Fights will last longer, people are taking less damage with each attack so fights will last longer and be somewhat less deadly.
At HIGH levels (15+) the DRs can be obsene. We calculated that a dragon who cast mage armor would have something in the range of DR 35/- Some creatures and players could be higher. This means some characters won't be able to deal damage at all (look at you two weapon fighter).
Elemental damage is king. Since it is not effected by DR it is the most dangerous source of damage. The Arcane Trickster with scorching ray is terrifying.
all that being said I recommend using both of these together. They really make the game interesting.
| lemeres |
Hmmmm... personally, from what I've stumbled upon online, I preferred the: "Defense Bonus variant rule" over "armor as DR".
This approach means that you classes will get a scaling bonus to AC that helps to show how the characters become more capable of dodging hits as they gain combat experience. And since the amount of scaling was based upon what kind of armor you could have normally used (fighters with heavy, barbarians with medium, rogues with light, wizards with none; multiclassing still helps you get better set of AC like normal), it helps to show how all that proper training a swordsman gets goes to use while the bookworm mage still has to stay away from all the pointy things.

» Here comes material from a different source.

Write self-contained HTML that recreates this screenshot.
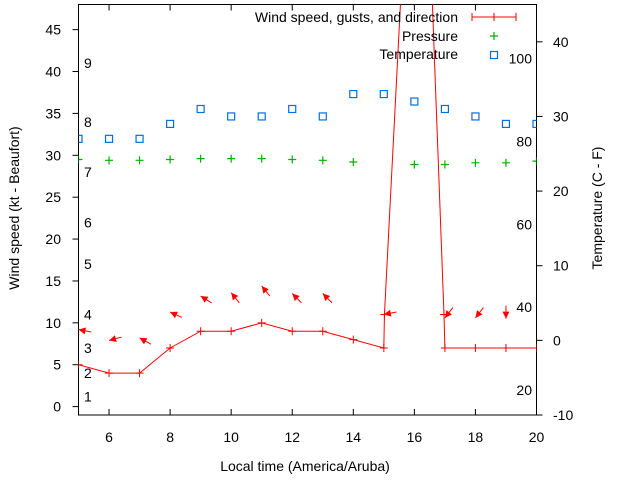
<!DOCTYPE html>
<html><head><meta charset="utf-8"><style>
body{margin:0;background:#fff;}
svg{display:block;font-family:"Liberation Sans",sans-serif;}
</style></head><body>
<svg id="chart" width="640" height="480" xmlns="http://www.w3.org/2000/svg"></svg>
<script>
const hours=[5,6,7,8,9,10,11,12,13,14,15,16,17,18,19,20];
const windX=[5,6,7,8,9,10,11,12,13,14,15,15.02,15.6,16.55,16.97,17,18,19,20];
const windV=[5,4,4,7,9,9,10,9,9,8,7,11,52,52,11,7,7,7,7];
const pressX=[5,6,7,8,9,10,11,12,13,14,16,17,18,19,20];
const pressV=[29.5,29.4,29.4,29.5,29.6,29.6,29.6,29.5,29.4,29.2,28.9,28.9,29.1,29.1,29.3];
const tempV=[27,27,27,29,31,30,30,31,30,33,33,32,31,30,29,29];
const arrowX=[5,6,7,8,9,10,11,12,13,15,17,18,19,20];
const arrowV=[9.2,7.9,8.2,11.3,13.2,13.6,14.4,13.5,13.5,11.0,10.6,10.6,10.5,10.6];
const arrowDir=[169,195,151,155,148,129,129,135,135,191,232,232,270,225];
const leftTicks=[0,5,10,15,20,25,30,35,40,45];
const rightTicks=[-10,0,10,20,30,40];
const xTicks=[6,8,10,12,14,16,18,20];
const beaufortLabels=["1","2","3","4","5","6","7","8","9"];
const beaufortV=[1.2,4,7,11,17,22,28,34,41];
const fLabels=["20","40","60","80","100"];
const fV=[20,40,60,80,100];

const L=78.5,R=536.5,T=4.5,B=415;
const sx=v=>L+(v-5)/15*(R-L);
const sy=v=>B-(v+1)/49*(B-T);
const sy2=v=>B-(v+10)/55*(B-T);
const svg=document.getElementById('chart');
const NS='http://www.w3.org/2000/svg';
function mk(tag,attrs,parent){const e=document.createElementNS(NS,tag);for(const k in attrs)e.setAttribute(k,attrs[k]);(parent||svg).appendChild(e);return e;}
function txt(s,x,y,anchor,size){const t=mk('text',{x:x,y:y,'text-anchor':anchor,'font-size':size||14,fill:'#000'});t.textContent=s;return t;}

const defs=mk('defs',{});
const cp=mk('clipPath',{id:'clip'},defs);
mk('rect',{x:L,y:T,width:R-L,height:B-T},cp);

const frame=mk('rect',{x:L,y:T,width:R-L,height:B-T,fill:'none',stroke:'#000','stroke-width':1});



leftTicks.forEach(v=>{
  const l=mk('line',{x1:L-6,x2:L,y1:sy(v),y2:sy(v),stroke:'#000'});
  
  
  const t=txt(String(v),61,sy(v)+5,'end');
  
  
});
rightTicks.forEach(v=>{
  const l=mk('line',{x1:R,x2:R+6,y1:sy2(v),y2:sy2(v),stroke:'#000'});
  
  
  const t=txt(String(v),553,sy2(v)+5,'start');
  
  
});
xTicks.forEach(v=>{
  const l=mk('line',{x1:sx(v),x2:sx(v),y1:B,y2:B-6,stroke:'#000'});
  
  
  const l2=mk('line',{x1:sx(v),x2:sx(v),y1:T,y2:T+6,stroke:'#000'});
  
  
  const t=txt(String(v),sx(v),442,'middle');
  
  
});
beaufortLabels.forEach((s,i)=>{
  const t=txt(s,84,sy(beaufortV[i])+5,'start');
  
  
});
fLabels.forEach((s,i)=>{
  const c=(fV[i]-32)*5/9;
  const t=txt(s,532,sy2(c)+5,'end');
  
  
});

const g=mk('g',{'clip-path':'url(#clip)'});



const wl=mk('polyline',{points:windX.map((x,i)=>sx(x)+','+sy(windV[i])).join(' '),fill:'none',stroke:'#f00','stroke-width':1},g);


windX.forEach((x,i)=>{
  if(windV[i]>48)return;
  const p=mk('path',{d:`M${sx(x)-4},${sy(windV[i])}h8M${sx(x)},${sy(windV[i])-4}v8`,stroke:'#f00','stroke-width':1},g);
  
  
});
arrowX.forEach((x,i)=>{
  const hx=sx(x),hy=sy(arrowV[i]);
  const a=arrowDir[i]*Math.PI/180;
  const ux=Math.cos(a),uy=-Math.sin(a);
  const len=13;
  const tx=hx-ux*len,ty=hy-uy*len;
  const px=-uy,py=ux;
  const bx=hx-ux*7,by=hy-uy*7;
  const grp=mk('g',{},g);
  
  
  mk('line',{x1:tx,y1:ty,x2:hx,y2:hy,stroke:'#f00','stroke-width':1},grp);
  mk('polygon',{points:`${hx},${hy} ${bx+px*3.5},${by+py*3.5} ${bx-px*3.5},${by-py*3.5}`,fill:'#f00'},grp);
});
pressX.forEach((x,i)=>{
  const p=mk('path',{d:`M${sx(x)-4},${sy(pressV[i])}h8M${sx(x)},${sy(pressV[i])-4}v8`,stroke:'#00b000','stroke-width':1.2},g);
  
  
});
hours.forEach((x,i)=>{
  const r=mk('rect',{x:sx(x)-3.5,y:sy2(tempV[i])-3.5,width:7,height:7,fill:'none',stroke:'#0070e0','stroke-width':1.2},g);
  
  
});

const e1=txt('Wind speed, gusts, and direction',458,22,'end');
mk('path',{d:'M472,17H516M472,13v8M494,13v8M516,13v8',stroke:'#f00','stroke-width':1});
const e2=txt('Pressure',458,41,'end');
mk('path',{d:'M490,36h8M494,32v8',stroke:'#00b000','stroke-width':1.2});
const e3=txt('Temperature',458,59,'end');
mk('rect',{x:490.5,y:51.5,width:7,height:7,fill:'none',stroke:'#0070e0','stroke-width':1.2});

const xt=txt('Local time (America/Aruba)',305,471,'middle');

const yt=txt('Wind speed (kt - Beaufort)',0,0,'middle');
yt.setAttribute('transform','translate(19,208) rotate(-90)');

const y2=txt('Temperature (C - F)',0,0,'middle');
y2.setAttribute('transform','translate(602,208) rotate(-90)');

</script>
</body></html>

Also, it allows you to make effective melee combatants that do not need to be encased in a couple dozen pounds of steel. That means you could run settings where the armored knight image would not be appropriate (I like the image of spell and sword wielding mobsters, knocking over banks and such, for example).
Of course, the srd I read this variant rule on also suggested combining it with a different, yet similar version of the armor as DR rule. . Using a combination of these kinds of rules could be interesting, and yet still fairly similar enough to the system's standard assumptions on AC that you will not run into the problems of autohitting trolls mentioned above.